SUPPLIED DATA
══════════

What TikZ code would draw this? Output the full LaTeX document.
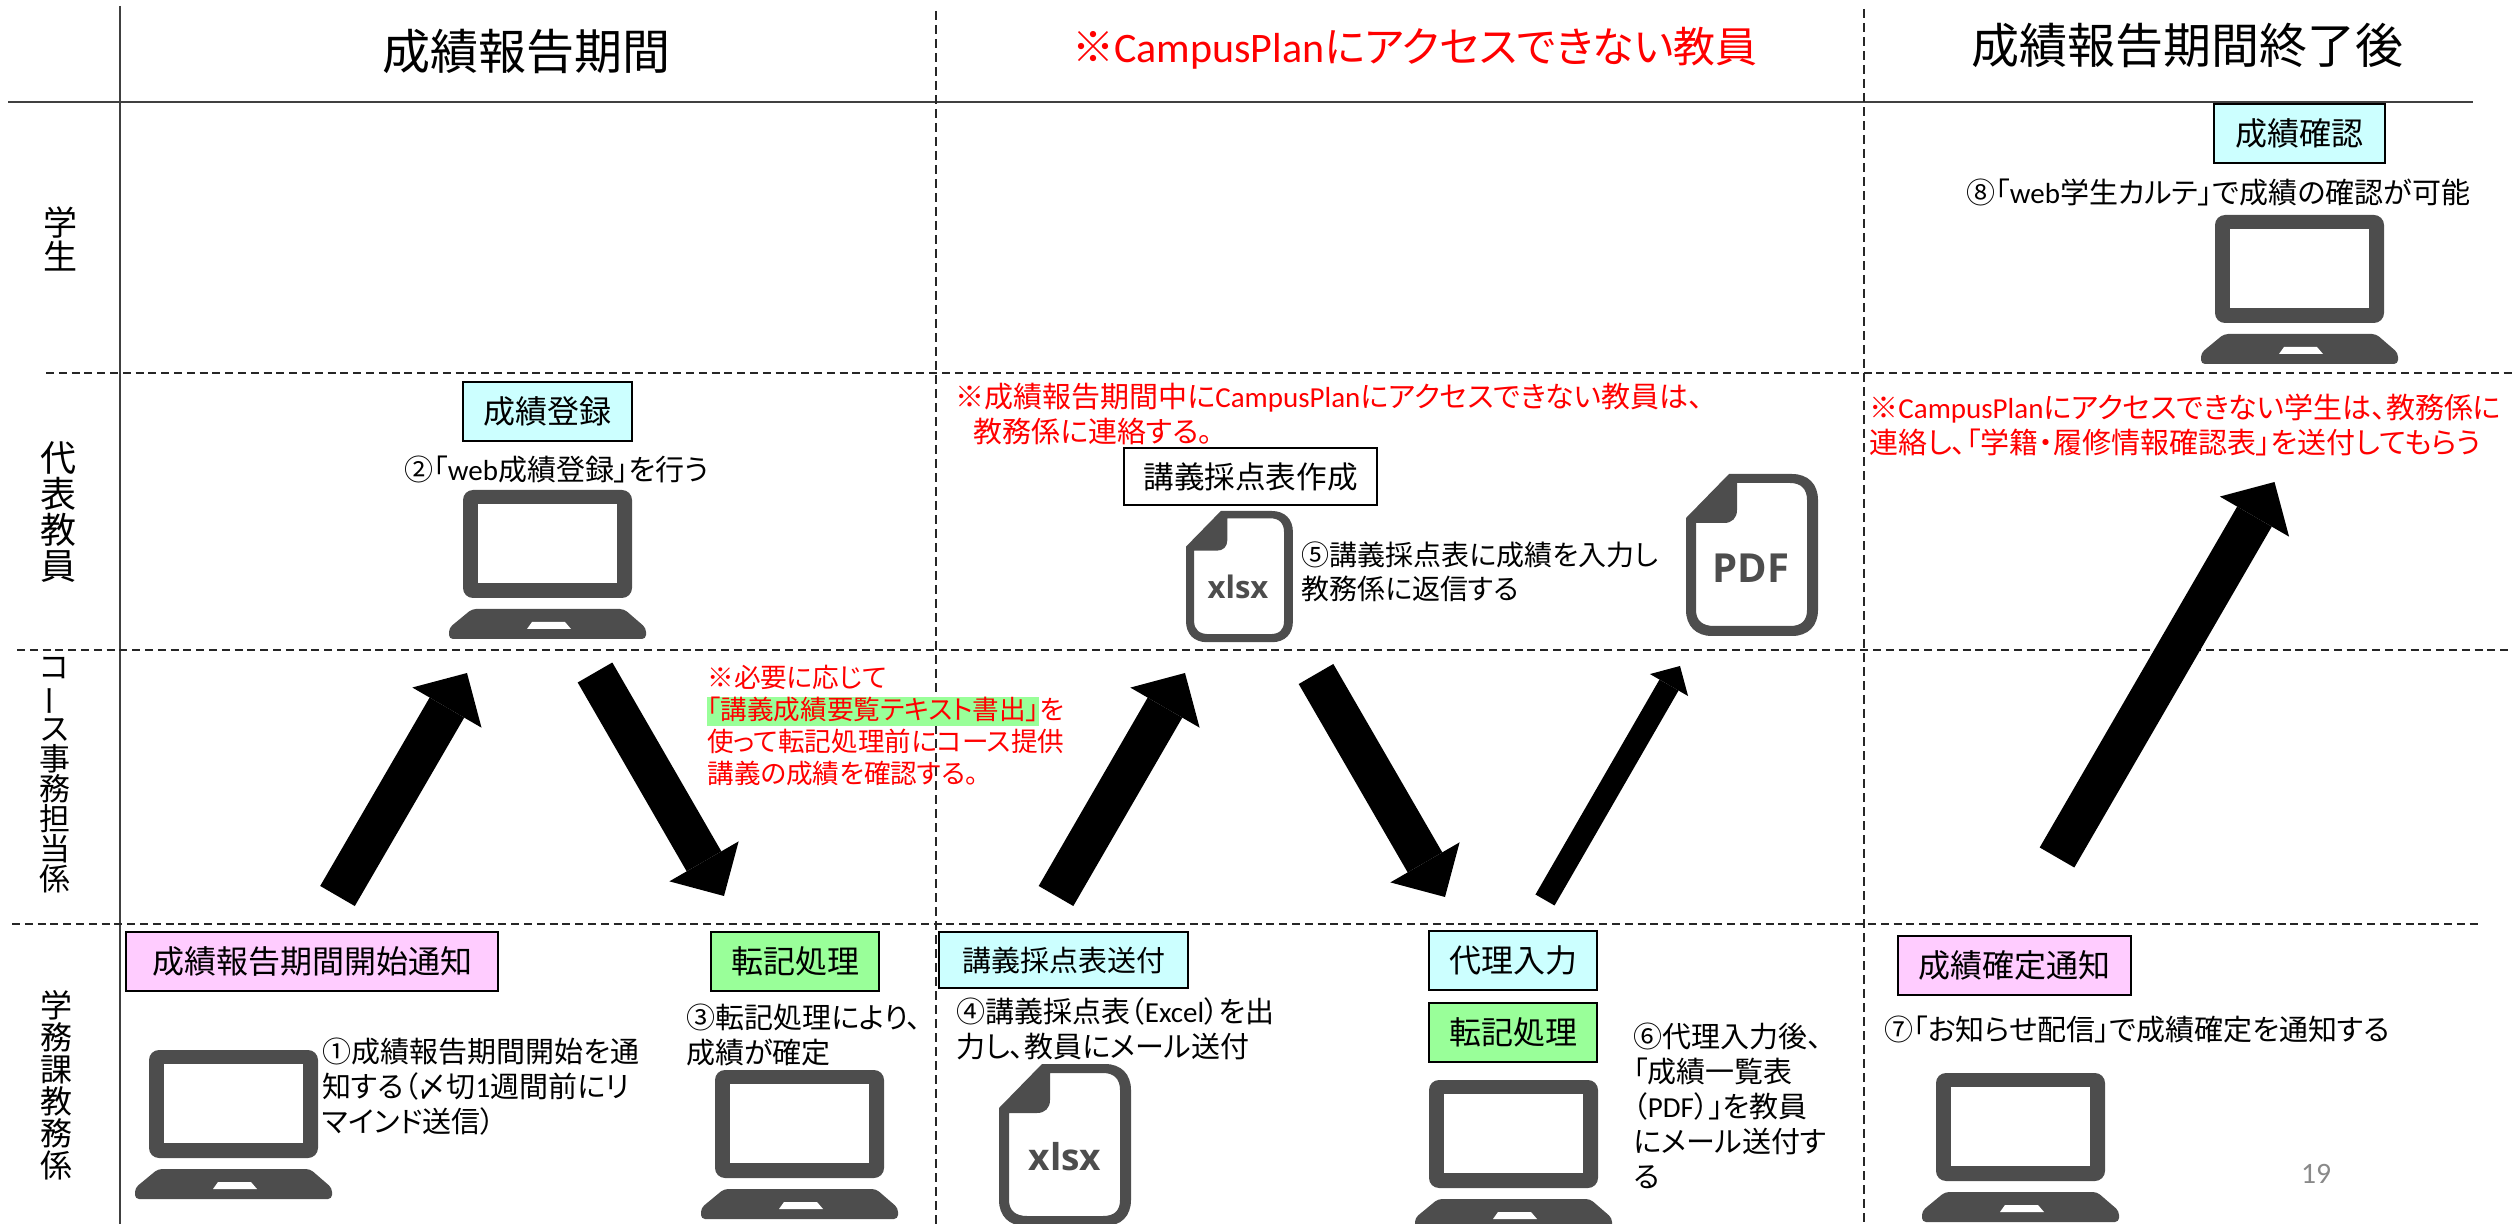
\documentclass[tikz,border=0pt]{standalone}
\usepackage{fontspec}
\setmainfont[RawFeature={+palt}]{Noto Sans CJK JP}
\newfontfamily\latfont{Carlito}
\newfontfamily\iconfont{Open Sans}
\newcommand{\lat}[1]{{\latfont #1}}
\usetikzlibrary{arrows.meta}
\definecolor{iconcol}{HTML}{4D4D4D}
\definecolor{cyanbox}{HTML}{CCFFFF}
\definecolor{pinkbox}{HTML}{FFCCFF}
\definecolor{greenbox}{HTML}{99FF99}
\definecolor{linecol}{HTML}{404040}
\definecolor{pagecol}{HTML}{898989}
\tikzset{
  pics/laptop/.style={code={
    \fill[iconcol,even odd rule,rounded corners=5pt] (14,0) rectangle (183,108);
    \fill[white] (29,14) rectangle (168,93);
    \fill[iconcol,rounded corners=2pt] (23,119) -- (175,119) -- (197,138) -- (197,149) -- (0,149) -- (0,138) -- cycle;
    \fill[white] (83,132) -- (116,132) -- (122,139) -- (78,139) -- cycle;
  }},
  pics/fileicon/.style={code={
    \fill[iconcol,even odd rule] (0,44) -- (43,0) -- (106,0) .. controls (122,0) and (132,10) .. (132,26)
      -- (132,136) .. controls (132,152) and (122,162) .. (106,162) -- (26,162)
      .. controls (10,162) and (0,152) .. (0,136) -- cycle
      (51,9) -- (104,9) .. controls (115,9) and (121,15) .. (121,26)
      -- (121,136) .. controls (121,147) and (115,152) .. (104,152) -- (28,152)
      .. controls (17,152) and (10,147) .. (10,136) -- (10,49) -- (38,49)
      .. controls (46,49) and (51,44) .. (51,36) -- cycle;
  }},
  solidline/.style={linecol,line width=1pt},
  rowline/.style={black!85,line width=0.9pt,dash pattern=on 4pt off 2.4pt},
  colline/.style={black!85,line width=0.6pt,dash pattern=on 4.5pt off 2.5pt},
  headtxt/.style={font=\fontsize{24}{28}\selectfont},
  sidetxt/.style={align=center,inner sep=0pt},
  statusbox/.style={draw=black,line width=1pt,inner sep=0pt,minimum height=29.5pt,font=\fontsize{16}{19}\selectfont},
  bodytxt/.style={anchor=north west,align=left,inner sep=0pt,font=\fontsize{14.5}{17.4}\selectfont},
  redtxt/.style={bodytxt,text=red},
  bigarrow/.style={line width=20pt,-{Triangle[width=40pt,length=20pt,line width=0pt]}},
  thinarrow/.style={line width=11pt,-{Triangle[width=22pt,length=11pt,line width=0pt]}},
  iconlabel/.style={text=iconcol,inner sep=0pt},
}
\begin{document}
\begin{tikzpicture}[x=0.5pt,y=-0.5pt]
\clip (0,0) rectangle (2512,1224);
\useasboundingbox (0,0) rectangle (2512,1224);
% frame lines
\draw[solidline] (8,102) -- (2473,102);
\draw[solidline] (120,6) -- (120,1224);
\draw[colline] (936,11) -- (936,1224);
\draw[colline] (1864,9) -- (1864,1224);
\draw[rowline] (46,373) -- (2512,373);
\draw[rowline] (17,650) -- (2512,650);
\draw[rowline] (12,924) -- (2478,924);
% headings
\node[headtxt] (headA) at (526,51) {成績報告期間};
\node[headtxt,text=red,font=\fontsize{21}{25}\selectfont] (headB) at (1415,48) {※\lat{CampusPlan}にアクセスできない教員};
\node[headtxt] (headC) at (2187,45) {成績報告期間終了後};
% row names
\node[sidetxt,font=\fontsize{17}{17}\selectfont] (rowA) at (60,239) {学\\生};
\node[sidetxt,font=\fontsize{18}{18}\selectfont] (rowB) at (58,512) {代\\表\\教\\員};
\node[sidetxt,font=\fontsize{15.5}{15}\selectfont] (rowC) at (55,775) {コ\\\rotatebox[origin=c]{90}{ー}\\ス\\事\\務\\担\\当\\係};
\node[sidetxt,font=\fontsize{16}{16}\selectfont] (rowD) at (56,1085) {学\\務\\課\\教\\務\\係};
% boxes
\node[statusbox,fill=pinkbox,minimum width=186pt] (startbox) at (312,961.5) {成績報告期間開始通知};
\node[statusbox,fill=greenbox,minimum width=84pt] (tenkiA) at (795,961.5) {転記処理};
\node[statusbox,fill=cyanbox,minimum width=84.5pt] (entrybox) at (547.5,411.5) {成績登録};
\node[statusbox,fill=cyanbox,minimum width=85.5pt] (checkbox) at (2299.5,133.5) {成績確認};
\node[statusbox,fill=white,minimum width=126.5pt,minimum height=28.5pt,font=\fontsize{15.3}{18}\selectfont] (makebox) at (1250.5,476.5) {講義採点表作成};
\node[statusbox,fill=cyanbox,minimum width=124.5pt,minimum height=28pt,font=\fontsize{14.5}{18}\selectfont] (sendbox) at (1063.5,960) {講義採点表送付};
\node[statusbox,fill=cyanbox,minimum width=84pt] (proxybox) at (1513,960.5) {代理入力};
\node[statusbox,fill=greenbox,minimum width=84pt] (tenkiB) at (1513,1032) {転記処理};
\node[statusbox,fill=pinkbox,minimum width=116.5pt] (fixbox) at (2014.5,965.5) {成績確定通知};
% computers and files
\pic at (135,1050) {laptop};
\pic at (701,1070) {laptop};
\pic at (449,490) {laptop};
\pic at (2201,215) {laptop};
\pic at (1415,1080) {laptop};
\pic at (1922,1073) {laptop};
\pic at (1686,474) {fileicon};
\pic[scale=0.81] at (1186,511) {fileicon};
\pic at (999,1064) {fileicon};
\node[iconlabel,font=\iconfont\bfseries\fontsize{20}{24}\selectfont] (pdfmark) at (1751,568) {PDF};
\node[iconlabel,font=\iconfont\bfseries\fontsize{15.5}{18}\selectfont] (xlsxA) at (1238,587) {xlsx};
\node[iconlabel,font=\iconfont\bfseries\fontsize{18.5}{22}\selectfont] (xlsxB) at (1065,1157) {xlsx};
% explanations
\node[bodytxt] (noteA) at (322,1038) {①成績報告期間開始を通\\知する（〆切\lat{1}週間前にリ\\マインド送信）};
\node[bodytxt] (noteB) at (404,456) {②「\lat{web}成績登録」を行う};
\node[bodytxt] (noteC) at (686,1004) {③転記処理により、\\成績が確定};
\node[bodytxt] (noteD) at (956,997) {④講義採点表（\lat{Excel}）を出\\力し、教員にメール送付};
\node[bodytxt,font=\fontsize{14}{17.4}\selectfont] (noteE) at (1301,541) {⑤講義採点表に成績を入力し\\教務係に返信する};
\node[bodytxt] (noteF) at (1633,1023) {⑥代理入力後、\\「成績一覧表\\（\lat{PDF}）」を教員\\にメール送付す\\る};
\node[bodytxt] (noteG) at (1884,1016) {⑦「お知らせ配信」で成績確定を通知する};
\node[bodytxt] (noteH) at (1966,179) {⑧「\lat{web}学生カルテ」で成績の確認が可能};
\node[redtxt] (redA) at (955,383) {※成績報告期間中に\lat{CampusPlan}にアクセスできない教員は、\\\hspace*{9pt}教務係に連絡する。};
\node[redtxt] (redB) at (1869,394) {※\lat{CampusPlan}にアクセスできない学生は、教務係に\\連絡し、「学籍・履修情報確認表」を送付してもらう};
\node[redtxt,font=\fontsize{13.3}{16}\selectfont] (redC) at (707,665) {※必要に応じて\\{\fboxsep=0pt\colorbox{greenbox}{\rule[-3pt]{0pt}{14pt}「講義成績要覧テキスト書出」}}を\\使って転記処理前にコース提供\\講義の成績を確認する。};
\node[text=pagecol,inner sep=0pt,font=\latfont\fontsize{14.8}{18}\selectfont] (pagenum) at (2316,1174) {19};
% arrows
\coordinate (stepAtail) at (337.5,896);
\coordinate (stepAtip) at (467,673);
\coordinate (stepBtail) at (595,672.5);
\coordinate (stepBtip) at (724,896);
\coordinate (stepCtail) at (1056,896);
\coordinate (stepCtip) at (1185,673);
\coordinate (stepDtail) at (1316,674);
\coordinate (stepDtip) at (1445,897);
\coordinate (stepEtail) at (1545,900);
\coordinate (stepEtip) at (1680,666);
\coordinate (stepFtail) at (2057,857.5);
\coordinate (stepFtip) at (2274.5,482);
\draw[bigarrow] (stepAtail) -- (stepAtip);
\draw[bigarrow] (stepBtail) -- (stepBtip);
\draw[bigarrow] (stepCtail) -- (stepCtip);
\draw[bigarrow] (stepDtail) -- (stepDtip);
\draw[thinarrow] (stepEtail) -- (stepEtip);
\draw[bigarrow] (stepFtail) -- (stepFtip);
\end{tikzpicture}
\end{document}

══════════

Return all lines of the material above in which the word "code" occurs.

What TikZ code would draw this? Output the full LaTeX document.
  pics/laptop/.style={code={
  pics/fileicon/.style={code={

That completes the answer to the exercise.